The trees bloom for only three weeks start­ing in mid-April.

Bee­keep­ers and busi­ness own­ers like Ber­ton­neau, whose op­er­a­tions shut down with­out elec­tric­ity or in­ter­net ac­cess af­ter Michael, are anx­ious to find out what kind of spring har­vest they should ex­pect.

“The blos­soms are so frag­ile, they’re like lit­tle snow­balls,” Ber­ton­neau said. “A heavy wind or rain will knock them off the tree.”

Michael’s toll on tu­pe­los is as yet un­clear be­cause the trees are dif­fi­cult to reach ex­cept by barge and con­sid­er­able de­bris re­mains to be cleared.

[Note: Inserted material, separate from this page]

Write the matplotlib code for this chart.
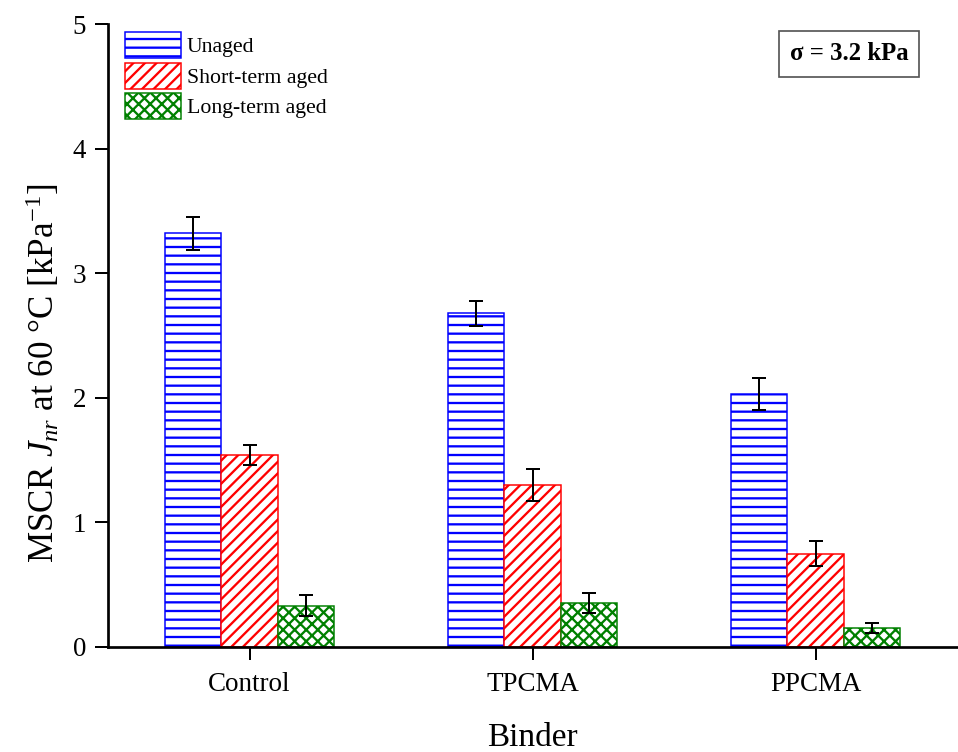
import numpy as np
import matplotlib
matplotlib.use('Agg')
import matplotlib.pyplot as plt

# data
binders = ['Control', 'TPCMA', 'PPCMA']
unaged = [3.32, 2.68, 2.03]
unaged_err = [0.13, 0.10, 0.13]
short_term = [1.54, 1.30, 0.75]
short_err = [0.08, 0.13, 0.10]
long_term = [0.33, 0.35, 0.15]
long_err = [0.085, 0.08, 0.04]

# dpi picked so the hatch spacing matches the reference
DPI = 104


def px(v):
    """pixels -> points at DPI"""
    return v * 72 / DPI


plt.rcParams['font.family'] = ['Liberation Serif', 'DejaVu Serif']
plt.rcParams['mathtext.fontset'] = 'custom'
plt.rcParams['mathtext.rm'] = 'Liberation Serif'
plt.rcParams['mathtext.it'] = 'Liberation Serif:italic'
plt.rcParams['hatch.linewidth'] = px(2.3)

fig = plt.figure(figsize=(958 / DPI, 752 / DPI), dpi=DPI)
ax = fig.add_axes([108 / 958, 1 - 647 / 752, 849 / 958, 623 / 752])

x = np.arange(len(binders))
w = 0.2
series = [
    (unaged, unaged_err, '#0000FF', '--', 'Unaged', -w),
    (short_term, short_err, '#FF0000', '///', 'Short-term aged', 0),
    (long_term, long_err, '#008000', 'xxx', 'Long-term aged', w),
]
for vals, errs, col, hatch, label, off in series:
    ax.bar(x + off, vals, w, color='white', edgecolor=col, hatch=hatch,
           linewidth=px(1.5), label=label, zorder=2)
    ax.errorbar(x + off, vals, yerr=errs, fmt='none', ecolor='black',
                elinewidth=px(2), capsize=px(7), capthick=px(2), zorder=3)

ax.set_xlim(-0.5, 2.5)
ax.set_ylim(0, 5)
ax.set_xticks(x)
ax.set_xticklabels(binders)
ax.set_yticks(range(6))
ax.tick_params(direction='out', length=px(13), width=px(2),
               labelsize=px(27))
ax.tick_params(axis='y', pad=px(9))
ax.tick_params(axis='x', pad=px(12))
for side in ['top', 'right']:
    ax.spines[side].set_visible(False)
for side in ['left', 'bottom']:
    ax.spines[side].set_linewidth(px(2.7))

ax.set_xlabel('Binder', fontsize=px(33.3), labelpad=px(25))
ax.set_ylabel(r'MSCR $J_{nr}$ at 60 °C [kPa$^{\mathrm{-1}}$]', fontsize=px(35))
ax.yaxis.set_label_coords(-0.054, 0.44)

ax.legend(loc='upper left', bbox_to_anchor=(17 / 849, 1 - 8 / 623),
          frameon=False, fontsize=px(21.7), handlelength=2.58,
          handleheight=1.47, handletextpad=0.28, labelspacing=0.21,
          borderpad=0, borderaxespad=0)

ax.text(849 / 958, 1 - 54 / 752, 'σ = 3.2 kPa', transform=fig.transFigure,
        ha='center', va='center', fontsize=px(24.8), fontweight='bold',
        bbox=dict(boxstyle='square,pad=0.45', facecolor='white',
                  edgecolor='#555555', linewidth=px(1.7)))

fig.savefig('out.png', dpi=DPI)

David Wester­velt, a state api­ary in­spec­tion su­per­vi­sor, said dam­aged trees might take two or three years to start bloom­ing again.

“We haven’t ever had a storm hit like that, so we don’t re­ally know,” Wester­velt said.

The 2018 har­vest was es­pe­cially rich in fla­vor, though not par­tic­u­larly high in vol­ume, bee­keep­ers said. Wester­velt es­ti­mated not quite 1 mil­lion pounds of tu­pelo honey were pro­duced last year, sell­ing for about $6 and up per pound.

Two days af­ter Michael made land­fall, an As­so­ci­ated Press pho­tog­ra­pher found Ben Lanier tend­ing to his hives in spite of fallen trees and other de­bris in We­wahitchka bee yards kept in his fam­ily for three gen­er­a­tions.

L.L. Lanier and Sons Tu­pelo Honey has been in busi­ness since the 1890s, and in a Face­book post Thurs­day, Lanier and his wife said the hur­ri­cane would not shut them down.

“The bees were all over the place and our house is al­most a to­tal loss,” the post said. “It has been very hard to get gen­er­a­tors and gas, but one way or the other we will get back in busi­ness.”

Ad­ki­son said all he could do was fo­cus on feed­ing his sur­viv­ing bees.

“We are small-time,” he said. “If we have a bad year, I’ll just have to take care of my bees and wait un­til the next year.”


Justin Sours car­ries a bee­hive af­ter winds from Hur­ri­cane Michael knocked down a tree in We­wahitchka, Florida, ear­lier this month. Michael’s dev­as­ta­tion could threaten the tu­pelo honey pro­duc­tion in the tiny com­mu­nity.